Ася не спала до трех часов ночи, а когда наконец уснула — тут же увидела сон, который снился ей почти каждую ночь всю последнюю неделю. Во сне она удирала на мотоцикле от какой-то опасности. Вернее — увозила кого-то от какой-то опасности. Во сне мотоцикл бесшумно разгонялся по идеально ровной полосе асфальта, отрывался от земли и набирал высоту, а она все прибавляла скорость, потому что опасность тоже отрывалась от земли, набирала высоту и гналась за ней. За ними. Кто сидел на мотоцикле сзади нее, Ася во сне так ни разу и не увидела. И что там за опасность такая была — тоже ни разу не поняла. И ни разу не досмотрела сон до конца: увезла она кого-то от опасности или нет? Впрочем, может быть, никакого конкретного конца в этом сне предусмотрено вообще не было. Или конец далеко-далеко, через много ночей, в каждую из которых она будет видеть очередную серию этого сна. Да ладно, пусть. Сон не был страшным. Сон был… утомительным. Наяву на мотоцикле гонять гораздо легче. Даже с пассажирами.
Она проснулась за несколько секунд до того, как сотовый на тумбочке рядом с диваном коротко пиликнул. Сообщение: «Доброе утро. Асенька хорошая. Я тебя люблю». Имеет право не отвечать. Семь часов, может быть, она еще спит. Может быть, у нее телефон разрядился. Может быть, она его вообще выронила, когда летела под облаками на бесшумном мотоцикле, увозя кого-то от опасности… А, нет. Это же во сне было. Ну, все равно. Отвыкать от любой зависимости надо сразу, сразу, очень решительно и бескомпромиссно, нечего агонию тянуть.
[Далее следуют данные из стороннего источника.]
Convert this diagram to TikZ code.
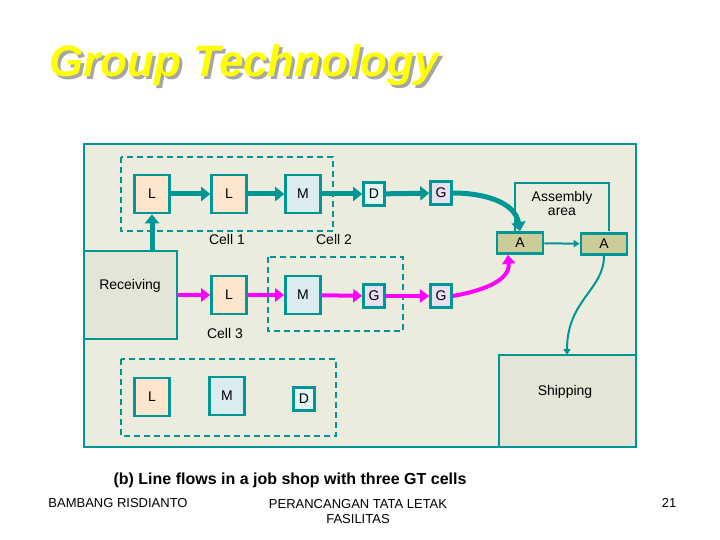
\documentclass[tikz,border=0pt]{standalone}
\usepackage{fontspec}
\setmainfont{Liberation Sans}
\usetikzlibrary{positioning, arrows.meta, calc}
\definecolor{gtteal}{RGB}{0,150,150}
\definecolor{magen}{RGB}{255,0,255}
\definecolor{floor}{RGB}{236,236,222}
\definecolor{area}{RGB}{228,228,215}
\definecolor{lathe}{RGB}{253,228,205}
\definecolor{mill}{RGB}{218,236,238}
\definecolor{drill}{RGB}{228,246,240}
\definecolor{grind}{RGB}{232,224,242}
\definecolor{assy}{RGB}{204,204,153}
\definecolor{titley}{RGB}{255,255,0}

\begin{document}
\begin{tikzpicture}[
    x=1pt, y=-1pt,
    % machines
    mach/.style={draw=gtteal, line width=2.6pt, minimum width=35pt, minimum height=38pt,
        inner sep=0pt, font=\fontsize{14}{16}\selectfont},
    small_mach/.style={draw=gtteal, line width=2.6pt, minimum width=21pt, minimum height=23pt,
        inner sep=0pt, font=\fontsize{14}{16}\selectfont},
    cell/.style={draw=gtteal, line width=2.4pt, dash pattern=on 6pt off 4pt},
    flow_teal/.style={draw=gtteal, line width=5pt, -{Triangle[length=9pt, width=14pt]}},
    flow_mag/.style={draw=magen, line width=4pt, -{Triangle[length=9pt, width=13pt]}},
    thin_teal/.style={draw=gtteal, line width=2pt, -{Triangle[length=6pt, width=7pt]}},
    lbl/.style={font=\fontsize{14}{16}\selectfont}
]
    \useasboundingbox (0,0) rectangle (720,540);

    % title
    \node[font=\fontsize{44}{46}\selectfont\bfseries\itshape, text=gray!70, anchor=west] (title_shadow) at (49,68) {Group Technology};
    \node[font=\fontsize{44}{46}\selectfont\bfseries\itshape, text=titley, anchor=west] (title) at (46,65) {Group Technology};

    % shop floor
    \draw[gtteal, line width=2.8pt, fill=floor] (84,144) rectangle (636,447);
    \draw[gtteal, line width=2.6pt, fill=area] (84,251) rectangle (177,339);
    \node[lbl] (recv) at (130,286) {Receiving};
    \draw[gtteal, line width=2.6pt, fill=area] (499,355) rectangle (636,447);
    \node[lbl] (ship) at (565,392) {Shipping};
    \coordinate (ship_top) at (567,355);
    \draw[gtteal, line width=2pt] (515,231) |- (609,183) -- (609,231);
    \node[lbl, align=center] at (562,203) {Assembly\\[-2pt]area};

    % cells
    \draw[cell] (121,157) rectangle (333,231);
    \draw[cell] (268,257) rectangle (403,331);
    \draw[cell] (121,359) rectangle (336,436);
    \node[lbl] at (227,239) {Cell 1};
    \node[lbl] at (334,239) {Cell 2};
    \node[lbl] at (225,333) {Cell 3};

    % row 1
    \node[mach, fill=lathe] (l1) at (152,194) {L};
    \node[mach, fill=lathe] (l2) at (229,194) {L};
    \node[mach, fill=mill] (m1) at (303,194) {M};
    \node[small_mach, fill=drill] (d1) at (374,194) {D};
    \node[small_mach, fill=grind] (g1) at (441,193) {G};
    % row 2
    \node[mach, fill=lathe] (l3) at (229,295) {L};
    \node[mach, fill=mill] (m2) at (303,295) {M};
    \node[small_mach, fill=grind] (g2) at (374,296) {G};
    \node[small_mach, fill=grind] (g3) at (441,296) {G};
    % row 3
    \node[mach, fill=lathe] (l4) at (152,397) {L};
    \node[mach, fill=mill] (m3) at (227,396) {M};
    \node[small_mach, fill=drill] (d2) at (304,399) {D};
    % assembly
    \node[draw=gtteal, line width=2.6pt, fill=assy, minimum width=46pt, minimum height=21pt, lbl] (a1) at (520,243) {A};
    \node[draw=gtteal, line width=2.6pt, fill=assy, minimum width=46pt, minimum height=21pt, lbl] (a2) at (604,244) {A};

    % teal flow
    \coordinate (recv_top) at (152,251);
    \draw[flow_teal] (recv_top) -- (l1.south);
    \draw[flow_teal] (l1) -- (l2);
    \draw[flow_teal] (l2) -- (m1);
    \draw[flow_teal] (m1) -- (d1);
    \draw[flow_teal] (d1) -- (g1);
    \draw[flow_teal] (g1.east) to[out=0, in=100] (a1.north);
    % magenta flow
    \coordinate (recv_right) at (177,295);
    \draw[flow_mag] (recv_right) -- (l3);
    \draw[flow_mag] (l3) -- (m2);
    \draw[flow_mag] (m2) -- (g2);
    \draw[flow_mag] (g2) -- (g3);
    \draw[flow_mag] (g3.east) to[out=10, in=-85] ($(a1.south)+(-12,0)$);
    % assembly to shipping
    \draw[thin_teal] (a1) -- (a2);
    \draw[thin_teal] (a2.south) .. controls (604,290) and (567,300) .. (ship_top);

    % caption and footer
    \node[font=\fontsize{16}{18}\selectfont\bfseries] at (290,480) {(b) Line flows in a job shop with three GT cells};
    \node[font=\fontsize{13}{15}\selectfont] at (118,503) {BAMBANG RISDIANTO};
    \node[font=\fontsize{13}{15}\selectfont, align=center] at (358,512) {PERANCANGAN TATA LETAK\\FASILITAS};
    \node[font=\fontsize{13}{15}\selectfont] at (669,503) {21};
\end{tikzpicture}
\end{document}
Вот она сразу, с утра пораньше, и начала отвыкать от зависимости. Бескомпромиссно. До восьми часов Тугарин прислал еще четыре сообщения. Сначала она бескомпромиссно решила вообще их не открывать. Потому что сразу надо отвыкать, решительно. Про абстинентный синдром она кое-что знала с институтских времен — кое-что из теоретического курса, кое-что во время практики в наркологии видела. Но в глубине души считала, что невыносимость всех этих похмелий и ломок сильно преувеличена. Оказывается — нет, не сильно… Значит, надо отвыкать постепенно. Можно ведь прочитать, что там пишет Тугарин, но отвечать совсем не обязательно. Тогда он будет писать все реже, и звонить реже будет, а потом совсем перестанет и писать, и звонить, и ей уже не надо будет решать каждый раз самой, отвечать ему или не отвечать. И постепенно все пройдет. А то, что она сейчас одним глазом посмотрит, что он там пишет, — это вовсе не очередная доза, которую свирепо требует организм, а просто… ну, просто так, бабское любопытство. Даже если бы эсэмэски присылал не Тугарин, а кто-нибудь другой, кто-нибудь совсем неинтересный и вообще ненужный, она бы их все равно читала, верно? Верно, читала бы. Из любопытства, и не из чего бы то ни было еще.